STATED PROBLEM:
Can you output, word for word, the lines between the one holding "Output the Python" and the one holding "ax = fig.add_axes([163", inclusive, leaving out any pictures?

THE INPUT:

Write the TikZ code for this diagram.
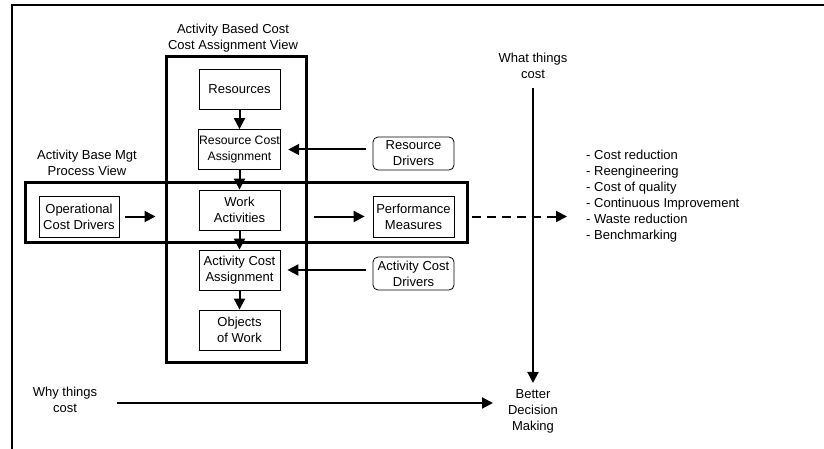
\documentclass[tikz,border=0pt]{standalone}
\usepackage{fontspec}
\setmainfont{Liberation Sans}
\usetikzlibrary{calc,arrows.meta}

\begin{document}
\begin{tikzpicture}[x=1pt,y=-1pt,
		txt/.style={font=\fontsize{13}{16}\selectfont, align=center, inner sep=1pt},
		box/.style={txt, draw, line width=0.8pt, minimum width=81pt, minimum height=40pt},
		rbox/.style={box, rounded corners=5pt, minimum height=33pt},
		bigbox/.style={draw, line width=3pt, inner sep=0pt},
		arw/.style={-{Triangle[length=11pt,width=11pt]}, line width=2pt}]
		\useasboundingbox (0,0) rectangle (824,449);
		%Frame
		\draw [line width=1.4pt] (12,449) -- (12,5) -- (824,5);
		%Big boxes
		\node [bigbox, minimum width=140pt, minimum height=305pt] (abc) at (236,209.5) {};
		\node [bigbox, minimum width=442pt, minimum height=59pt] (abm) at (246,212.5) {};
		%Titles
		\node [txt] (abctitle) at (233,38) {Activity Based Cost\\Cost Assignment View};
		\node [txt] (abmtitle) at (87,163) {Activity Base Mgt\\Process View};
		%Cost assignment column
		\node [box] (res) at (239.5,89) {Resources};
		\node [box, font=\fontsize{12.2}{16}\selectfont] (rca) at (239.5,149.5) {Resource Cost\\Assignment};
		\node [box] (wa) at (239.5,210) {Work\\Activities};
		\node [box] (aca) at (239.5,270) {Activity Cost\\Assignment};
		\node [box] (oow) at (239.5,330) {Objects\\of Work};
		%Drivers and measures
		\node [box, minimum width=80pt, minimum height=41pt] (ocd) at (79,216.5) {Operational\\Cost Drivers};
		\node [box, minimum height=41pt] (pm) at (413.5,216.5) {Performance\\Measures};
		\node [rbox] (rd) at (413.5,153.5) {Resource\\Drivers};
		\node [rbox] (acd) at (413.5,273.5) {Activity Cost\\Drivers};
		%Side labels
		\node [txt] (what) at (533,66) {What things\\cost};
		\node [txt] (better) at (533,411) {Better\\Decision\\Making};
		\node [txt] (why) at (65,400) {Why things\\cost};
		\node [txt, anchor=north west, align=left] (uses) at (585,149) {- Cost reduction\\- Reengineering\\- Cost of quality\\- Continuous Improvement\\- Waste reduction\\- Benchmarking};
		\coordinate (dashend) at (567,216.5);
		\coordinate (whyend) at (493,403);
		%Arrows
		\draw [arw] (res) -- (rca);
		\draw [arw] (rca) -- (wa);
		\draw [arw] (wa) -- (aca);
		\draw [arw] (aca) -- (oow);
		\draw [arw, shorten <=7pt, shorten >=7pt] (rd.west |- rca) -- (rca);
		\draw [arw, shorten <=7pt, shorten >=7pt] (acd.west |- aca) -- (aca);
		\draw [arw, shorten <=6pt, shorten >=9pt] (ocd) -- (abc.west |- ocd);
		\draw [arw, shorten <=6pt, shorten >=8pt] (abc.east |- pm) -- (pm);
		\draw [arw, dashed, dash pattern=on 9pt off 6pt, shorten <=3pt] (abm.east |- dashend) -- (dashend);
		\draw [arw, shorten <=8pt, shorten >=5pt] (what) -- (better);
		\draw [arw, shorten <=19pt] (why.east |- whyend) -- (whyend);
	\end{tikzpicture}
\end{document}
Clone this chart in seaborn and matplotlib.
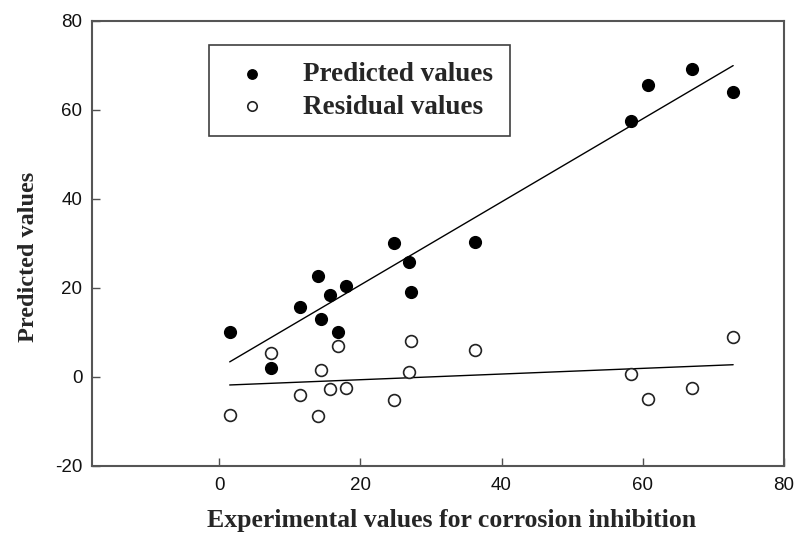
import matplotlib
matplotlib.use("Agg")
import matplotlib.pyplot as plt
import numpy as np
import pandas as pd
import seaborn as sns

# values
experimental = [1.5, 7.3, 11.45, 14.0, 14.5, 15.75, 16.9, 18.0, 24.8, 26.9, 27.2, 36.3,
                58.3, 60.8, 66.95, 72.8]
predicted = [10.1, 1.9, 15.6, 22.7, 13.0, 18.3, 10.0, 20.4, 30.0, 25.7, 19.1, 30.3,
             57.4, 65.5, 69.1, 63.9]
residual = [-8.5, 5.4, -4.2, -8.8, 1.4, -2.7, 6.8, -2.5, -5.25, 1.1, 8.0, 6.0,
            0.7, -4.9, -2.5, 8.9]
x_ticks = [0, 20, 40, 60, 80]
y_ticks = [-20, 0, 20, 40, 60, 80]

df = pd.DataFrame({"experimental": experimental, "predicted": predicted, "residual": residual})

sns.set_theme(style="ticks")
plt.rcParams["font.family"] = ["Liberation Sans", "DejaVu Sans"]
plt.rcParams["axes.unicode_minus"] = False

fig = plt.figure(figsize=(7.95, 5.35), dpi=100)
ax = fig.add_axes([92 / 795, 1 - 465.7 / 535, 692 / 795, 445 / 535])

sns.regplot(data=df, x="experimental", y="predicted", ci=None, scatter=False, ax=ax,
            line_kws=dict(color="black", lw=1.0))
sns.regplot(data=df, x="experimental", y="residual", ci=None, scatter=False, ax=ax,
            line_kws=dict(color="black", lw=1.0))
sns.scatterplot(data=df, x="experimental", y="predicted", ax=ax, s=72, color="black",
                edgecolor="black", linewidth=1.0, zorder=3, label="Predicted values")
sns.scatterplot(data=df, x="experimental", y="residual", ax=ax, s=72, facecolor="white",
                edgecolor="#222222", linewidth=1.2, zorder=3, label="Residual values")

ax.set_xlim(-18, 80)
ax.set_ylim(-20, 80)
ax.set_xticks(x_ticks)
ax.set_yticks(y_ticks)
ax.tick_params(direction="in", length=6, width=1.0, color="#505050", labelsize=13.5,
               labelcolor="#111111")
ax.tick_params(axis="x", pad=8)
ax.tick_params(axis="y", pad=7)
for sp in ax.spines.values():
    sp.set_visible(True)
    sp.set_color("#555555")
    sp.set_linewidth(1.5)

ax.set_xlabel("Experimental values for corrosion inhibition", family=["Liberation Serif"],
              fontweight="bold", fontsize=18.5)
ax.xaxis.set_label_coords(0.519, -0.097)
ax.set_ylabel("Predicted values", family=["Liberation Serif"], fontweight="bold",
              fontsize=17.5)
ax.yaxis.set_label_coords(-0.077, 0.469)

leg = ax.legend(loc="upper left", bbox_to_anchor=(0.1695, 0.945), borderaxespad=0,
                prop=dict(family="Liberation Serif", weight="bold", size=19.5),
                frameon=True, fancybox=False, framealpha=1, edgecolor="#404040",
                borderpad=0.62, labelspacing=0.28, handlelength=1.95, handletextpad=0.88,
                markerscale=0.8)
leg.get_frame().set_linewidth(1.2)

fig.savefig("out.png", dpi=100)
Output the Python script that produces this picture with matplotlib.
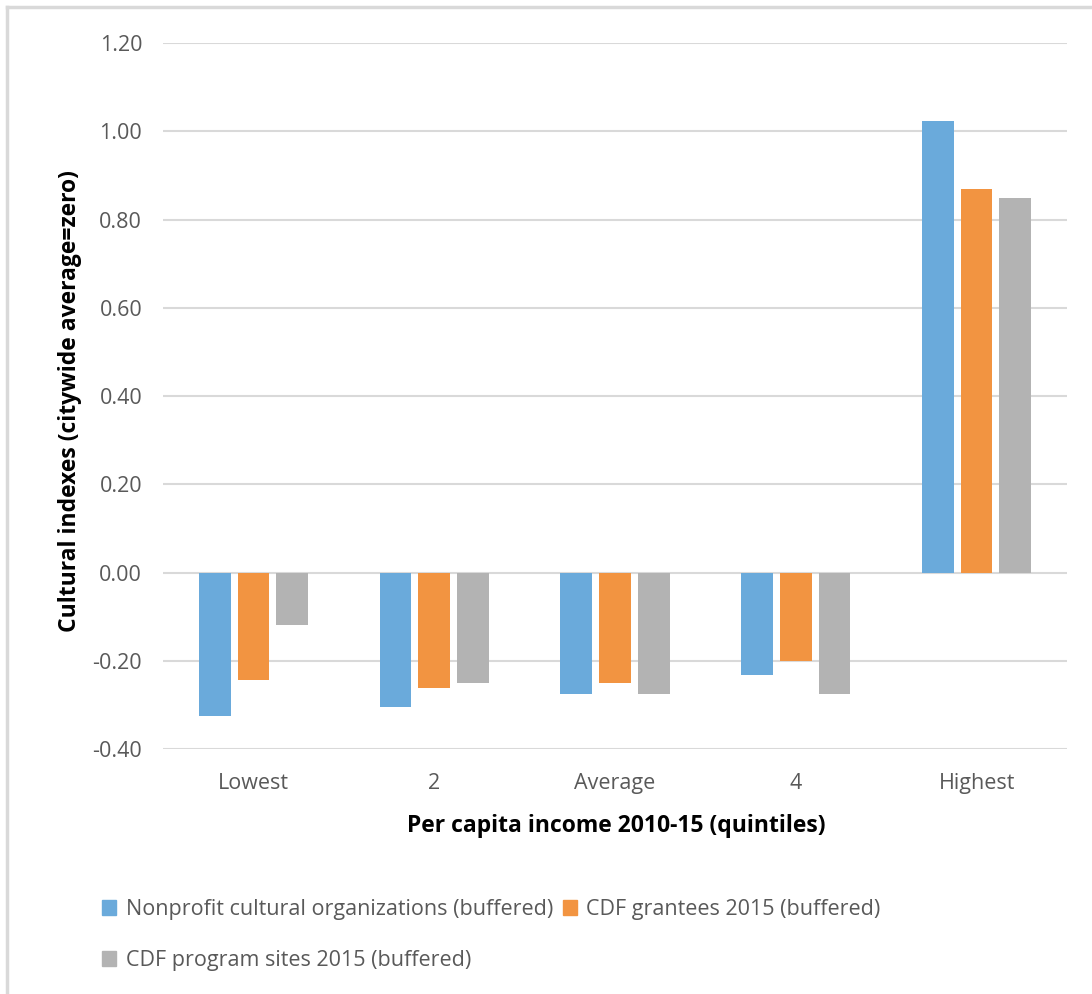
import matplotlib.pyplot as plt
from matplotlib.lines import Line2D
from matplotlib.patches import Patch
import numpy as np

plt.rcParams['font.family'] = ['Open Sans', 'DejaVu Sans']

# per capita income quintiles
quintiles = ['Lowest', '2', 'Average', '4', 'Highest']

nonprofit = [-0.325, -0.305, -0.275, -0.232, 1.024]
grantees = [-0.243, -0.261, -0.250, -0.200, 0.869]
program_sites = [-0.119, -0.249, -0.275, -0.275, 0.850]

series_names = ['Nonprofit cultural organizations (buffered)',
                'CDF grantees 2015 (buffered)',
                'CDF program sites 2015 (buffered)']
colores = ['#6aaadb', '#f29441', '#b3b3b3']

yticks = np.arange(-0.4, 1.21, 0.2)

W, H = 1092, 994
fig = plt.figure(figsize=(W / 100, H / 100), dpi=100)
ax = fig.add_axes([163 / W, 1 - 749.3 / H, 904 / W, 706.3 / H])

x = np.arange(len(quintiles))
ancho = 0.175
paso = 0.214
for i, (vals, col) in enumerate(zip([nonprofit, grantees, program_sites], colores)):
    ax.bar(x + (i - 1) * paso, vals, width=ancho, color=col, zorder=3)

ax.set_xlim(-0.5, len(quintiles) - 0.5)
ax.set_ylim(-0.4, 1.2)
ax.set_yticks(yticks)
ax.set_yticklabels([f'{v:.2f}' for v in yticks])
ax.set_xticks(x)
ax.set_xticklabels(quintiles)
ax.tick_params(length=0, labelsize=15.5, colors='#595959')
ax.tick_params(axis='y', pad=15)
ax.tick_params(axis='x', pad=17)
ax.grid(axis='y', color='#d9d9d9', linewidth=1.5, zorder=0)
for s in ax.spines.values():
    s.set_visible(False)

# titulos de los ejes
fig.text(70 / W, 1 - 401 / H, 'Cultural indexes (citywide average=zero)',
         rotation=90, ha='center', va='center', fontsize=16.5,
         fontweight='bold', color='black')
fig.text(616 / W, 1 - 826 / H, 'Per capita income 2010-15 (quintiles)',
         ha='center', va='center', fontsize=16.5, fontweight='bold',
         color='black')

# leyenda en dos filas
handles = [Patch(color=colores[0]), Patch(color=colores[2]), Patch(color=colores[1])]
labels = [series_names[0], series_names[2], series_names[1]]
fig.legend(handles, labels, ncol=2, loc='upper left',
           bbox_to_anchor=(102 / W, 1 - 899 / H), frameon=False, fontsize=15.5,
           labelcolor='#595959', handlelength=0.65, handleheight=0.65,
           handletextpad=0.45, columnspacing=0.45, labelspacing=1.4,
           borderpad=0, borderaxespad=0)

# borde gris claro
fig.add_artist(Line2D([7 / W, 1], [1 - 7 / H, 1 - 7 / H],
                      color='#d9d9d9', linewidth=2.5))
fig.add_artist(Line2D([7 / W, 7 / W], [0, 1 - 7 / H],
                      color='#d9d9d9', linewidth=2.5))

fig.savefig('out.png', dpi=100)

WORKED ANSWER:
Output the Python script that produces this picture with matplotlib.
import matplotlib.pyplot as plt
from matplotlib.lines import Line2D
from matplotlib.patches import Patch
import numpy as np

plt.rcParams['font.family'] = ['Open Sans', 'DejaVu Sans']

# per capita income quintiles
quintiles = ['Lowest', '2', 'Average', '4', 'Highest']

nonprofit = [-0.325, -0.305, -0.275, -0.232, 1.024]
grantees = [-0.243, -0.261, -0.250, -0.200, 0.869]
program_sites = [-0.119, -0.249, -0.275, -0.275, 0.850]

series_names = ['Nonprofit cultural organizations (buffered)',
                'CDF grantees 2015 (buffered)',
                'CDF program sites 2015 (buffered)']
colores = ['#6aaadb', '#f29441', '#b3b3b3']

yticks = np.arange(-0.4, 1.21, 0.2)

W, H = 1092, 994
fig = plt.figure(figsize=(W / 100, H / 100), dpi=100)
ax = fig.add_axes([163 / W, 1 - 749.3 / H, 904 / W, 706.3 / H])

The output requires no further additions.